## OBJECTIVE
Write out, word for word, every line from the first one through the line that holds "0.5, 0.75, 0.64]", and nothing else; skip the pictures.

***

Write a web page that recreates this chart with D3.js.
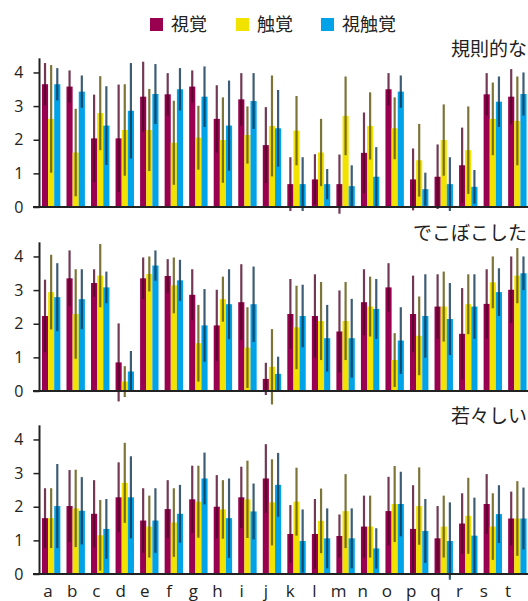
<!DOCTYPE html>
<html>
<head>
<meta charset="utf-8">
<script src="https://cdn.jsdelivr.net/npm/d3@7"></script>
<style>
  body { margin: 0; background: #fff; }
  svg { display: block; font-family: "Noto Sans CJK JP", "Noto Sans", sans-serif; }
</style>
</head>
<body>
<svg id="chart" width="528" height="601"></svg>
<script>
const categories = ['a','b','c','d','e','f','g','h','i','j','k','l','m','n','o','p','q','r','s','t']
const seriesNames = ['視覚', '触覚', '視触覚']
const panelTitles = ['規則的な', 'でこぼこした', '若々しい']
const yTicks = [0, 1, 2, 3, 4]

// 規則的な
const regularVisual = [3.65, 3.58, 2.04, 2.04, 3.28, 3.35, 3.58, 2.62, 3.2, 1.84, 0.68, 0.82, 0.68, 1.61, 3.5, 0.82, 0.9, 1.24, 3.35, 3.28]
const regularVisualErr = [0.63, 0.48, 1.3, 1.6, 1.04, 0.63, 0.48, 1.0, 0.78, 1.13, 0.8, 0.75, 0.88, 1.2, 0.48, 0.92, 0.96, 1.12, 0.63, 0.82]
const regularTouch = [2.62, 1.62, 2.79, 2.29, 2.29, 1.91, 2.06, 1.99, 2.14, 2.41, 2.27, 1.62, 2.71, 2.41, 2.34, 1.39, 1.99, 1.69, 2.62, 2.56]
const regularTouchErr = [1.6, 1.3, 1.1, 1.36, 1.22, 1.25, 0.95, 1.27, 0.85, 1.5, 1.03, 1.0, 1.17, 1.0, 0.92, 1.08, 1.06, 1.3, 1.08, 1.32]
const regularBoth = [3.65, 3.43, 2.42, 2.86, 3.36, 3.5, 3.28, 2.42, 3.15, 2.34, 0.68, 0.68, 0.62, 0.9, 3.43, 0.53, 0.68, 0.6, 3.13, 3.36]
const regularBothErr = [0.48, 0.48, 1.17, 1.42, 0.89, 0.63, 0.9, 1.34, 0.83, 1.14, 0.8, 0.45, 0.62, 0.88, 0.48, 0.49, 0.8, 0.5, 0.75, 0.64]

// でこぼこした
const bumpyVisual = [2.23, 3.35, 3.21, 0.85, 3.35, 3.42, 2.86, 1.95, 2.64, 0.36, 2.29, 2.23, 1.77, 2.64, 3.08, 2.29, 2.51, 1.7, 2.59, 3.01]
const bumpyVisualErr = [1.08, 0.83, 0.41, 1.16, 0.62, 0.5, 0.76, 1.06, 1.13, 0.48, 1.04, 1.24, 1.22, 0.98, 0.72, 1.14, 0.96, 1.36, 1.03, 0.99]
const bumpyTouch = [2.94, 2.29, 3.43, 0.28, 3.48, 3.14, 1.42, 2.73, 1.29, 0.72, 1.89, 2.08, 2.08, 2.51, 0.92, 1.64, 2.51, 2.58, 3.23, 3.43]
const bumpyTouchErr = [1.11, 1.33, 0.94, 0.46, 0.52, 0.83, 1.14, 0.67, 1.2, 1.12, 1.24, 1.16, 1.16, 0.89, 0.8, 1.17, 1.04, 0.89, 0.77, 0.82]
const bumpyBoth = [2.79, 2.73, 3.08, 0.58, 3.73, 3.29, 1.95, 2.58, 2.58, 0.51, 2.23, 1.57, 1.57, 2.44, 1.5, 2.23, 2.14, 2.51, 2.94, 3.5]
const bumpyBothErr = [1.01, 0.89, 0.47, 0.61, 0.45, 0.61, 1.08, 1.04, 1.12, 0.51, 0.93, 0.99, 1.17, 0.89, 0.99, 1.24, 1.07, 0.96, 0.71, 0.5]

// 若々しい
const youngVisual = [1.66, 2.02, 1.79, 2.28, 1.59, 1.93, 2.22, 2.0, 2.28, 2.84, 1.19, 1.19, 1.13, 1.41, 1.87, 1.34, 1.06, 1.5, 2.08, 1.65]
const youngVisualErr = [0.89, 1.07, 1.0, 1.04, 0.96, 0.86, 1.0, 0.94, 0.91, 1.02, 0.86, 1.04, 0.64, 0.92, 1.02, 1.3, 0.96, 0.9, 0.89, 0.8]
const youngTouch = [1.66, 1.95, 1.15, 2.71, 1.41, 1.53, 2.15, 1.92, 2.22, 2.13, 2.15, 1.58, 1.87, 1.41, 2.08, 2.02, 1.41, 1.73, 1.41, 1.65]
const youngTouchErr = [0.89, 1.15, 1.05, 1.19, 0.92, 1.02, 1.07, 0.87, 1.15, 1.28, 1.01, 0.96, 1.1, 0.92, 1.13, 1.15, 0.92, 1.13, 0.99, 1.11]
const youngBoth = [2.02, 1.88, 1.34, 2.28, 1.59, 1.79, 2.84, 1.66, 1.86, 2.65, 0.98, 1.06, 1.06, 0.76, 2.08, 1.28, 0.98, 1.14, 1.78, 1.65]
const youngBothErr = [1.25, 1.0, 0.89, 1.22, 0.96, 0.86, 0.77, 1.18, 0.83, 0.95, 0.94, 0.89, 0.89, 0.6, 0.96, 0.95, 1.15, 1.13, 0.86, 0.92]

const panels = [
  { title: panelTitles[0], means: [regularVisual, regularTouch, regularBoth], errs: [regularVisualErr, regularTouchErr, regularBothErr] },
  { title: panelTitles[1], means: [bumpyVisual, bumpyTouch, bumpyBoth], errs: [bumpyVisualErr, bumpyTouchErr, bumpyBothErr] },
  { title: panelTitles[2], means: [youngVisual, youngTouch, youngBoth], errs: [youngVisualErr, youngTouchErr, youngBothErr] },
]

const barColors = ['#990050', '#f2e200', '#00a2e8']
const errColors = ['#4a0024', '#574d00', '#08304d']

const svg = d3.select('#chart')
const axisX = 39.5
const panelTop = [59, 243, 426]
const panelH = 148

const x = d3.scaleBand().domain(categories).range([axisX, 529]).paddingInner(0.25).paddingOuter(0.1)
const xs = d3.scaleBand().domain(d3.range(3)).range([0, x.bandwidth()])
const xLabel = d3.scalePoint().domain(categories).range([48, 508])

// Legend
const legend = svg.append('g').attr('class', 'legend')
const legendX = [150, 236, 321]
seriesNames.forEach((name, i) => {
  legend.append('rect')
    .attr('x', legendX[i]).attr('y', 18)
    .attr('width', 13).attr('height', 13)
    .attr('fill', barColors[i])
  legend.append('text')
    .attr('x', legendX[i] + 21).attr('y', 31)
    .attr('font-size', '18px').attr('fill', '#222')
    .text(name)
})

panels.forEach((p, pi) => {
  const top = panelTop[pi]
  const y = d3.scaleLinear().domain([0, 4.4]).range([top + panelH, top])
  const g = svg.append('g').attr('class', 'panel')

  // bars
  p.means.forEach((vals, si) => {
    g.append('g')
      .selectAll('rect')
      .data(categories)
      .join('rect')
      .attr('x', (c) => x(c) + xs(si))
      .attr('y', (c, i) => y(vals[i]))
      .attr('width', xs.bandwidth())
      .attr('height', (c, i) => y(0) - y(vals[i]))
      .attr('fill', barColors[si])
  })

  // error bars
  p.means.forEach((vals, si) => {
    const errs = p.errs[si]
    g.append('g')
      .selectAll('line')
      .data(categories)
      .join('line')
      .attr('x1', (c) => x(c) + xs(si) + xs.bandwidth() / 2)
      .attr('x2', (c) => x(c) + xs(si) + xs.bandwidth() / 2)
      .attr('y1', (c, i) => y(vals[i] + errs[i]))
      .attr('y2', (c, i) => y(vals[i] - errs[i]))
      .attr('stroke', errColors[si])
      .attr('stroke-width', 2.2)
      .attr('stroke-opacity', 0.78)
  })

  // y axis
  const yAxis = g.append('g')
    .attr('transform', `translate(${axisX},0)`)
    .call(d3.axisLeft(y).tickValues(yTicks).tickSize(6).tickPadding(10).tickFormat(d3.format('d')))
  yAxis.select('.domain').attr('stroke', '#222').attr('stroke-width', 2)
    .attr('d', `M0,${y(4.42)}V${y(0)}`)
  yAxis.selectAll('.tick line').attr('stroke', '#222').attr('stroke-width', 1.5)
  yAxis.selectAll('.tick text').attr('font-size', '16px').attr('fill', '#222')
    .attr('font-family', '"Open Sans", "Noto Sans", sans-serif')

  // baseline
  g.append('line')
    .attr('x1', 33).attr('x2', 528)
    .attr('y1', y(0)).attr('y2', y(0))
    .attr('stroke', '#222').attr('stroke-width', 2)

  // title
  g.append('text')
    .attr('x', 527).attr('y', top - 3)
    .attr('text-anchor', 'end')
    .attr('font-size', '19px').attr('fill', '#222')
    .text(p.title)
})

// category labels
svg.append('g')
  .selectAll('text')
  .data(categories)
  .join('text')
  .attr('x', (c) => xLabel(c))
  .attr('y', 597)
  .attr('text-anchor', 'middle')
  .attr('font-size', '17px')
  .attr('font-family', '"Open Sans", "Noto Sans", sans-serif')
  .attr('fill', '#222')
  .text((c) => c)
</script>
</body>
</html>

***

## RESPONSE TO THIS TASK
Write a web page that recreates this chart with D3.js.
<!DOCTYPE html>
<html>
<head>
<meta charset="utf-8">
<script src="https://cdn.jsdelivr.net/npm/d3@7"></script>
<style>
  body { margin: 0; background: #fff; }
  svg { display: block; font-family: "Noto Sans CJK JP", "Noto Sans", sans-serif; }
</style>
</head>
<body>
<svg id="chart" width="528" height="601"></svg>
<script>
const categories = ['a','b','c','d','e','f','g','h','i','j','k','l','m','n','o','p','q','r','s','t']
const seriesNames = ['視覚', '触覚', '視触覚']
const panelTitles = ['規則的な', 'でこぼこした', '若々しい']
const yTicks = [0, 1, 2, 3, 4]

// 規則的な
const regularVisual = [3.65, 3.58, 2.04, 2.04, 3.28, 3.35, 3.58, 2.62, 3.2, 1.84, 0.68, 0.82, 0.68, 1.61, 3.5, 0.82, 0.9, 1.24, 3.35, 3.28]
const regularVisualErr = [0.63, 0.48, 1.3, 1.6, 1.04, 0.63, 0.48, 1.0, 0.78, 1.13, 0.8, 0.75, 0.88, 1.2, 0.48, 0.92, 0.96, 1.12, 0.63, 0.82]
const regularTouch = [2.62, 1.62, 2.79, 2.29, 2.29, 1.91, 2.06, 1.99, 2.14, 2.41, 2.27, 1.62, 2.71, 2.41, 2.34, 1.39, 1.99, 1.69, 2.62, 2.56]
const regularTouchErr = [1.6, 1.3, 1.1, 1.36, 1.22, 1.25, 0.95, 1.27, 0.85, 1.5, 1.03, 1.0, 1.17, 1.0, 0.92, 1.08, 1.06, 1.3, 1.08, 1.32]
const regularBoth = [3.65, 3.43, 2.42, 2.86, 3.36, 3.5, 3.28, 2.42, 3.15, 2.34, 0.68, 0.68, 0.62, 0.9, 3.43, 0.53, 0.68, 0.6, 3.13, 3.36]
const regularBothErr = [0.48, 0.48, 1.17, 1.42, 0.89, 0.63, 0.9, 1.34, 0.83, 1.14, 0.8, 0.45, 0.62, 0.88, 0.48, 0.49, 0.8, 0.5, 0.75, 0.64]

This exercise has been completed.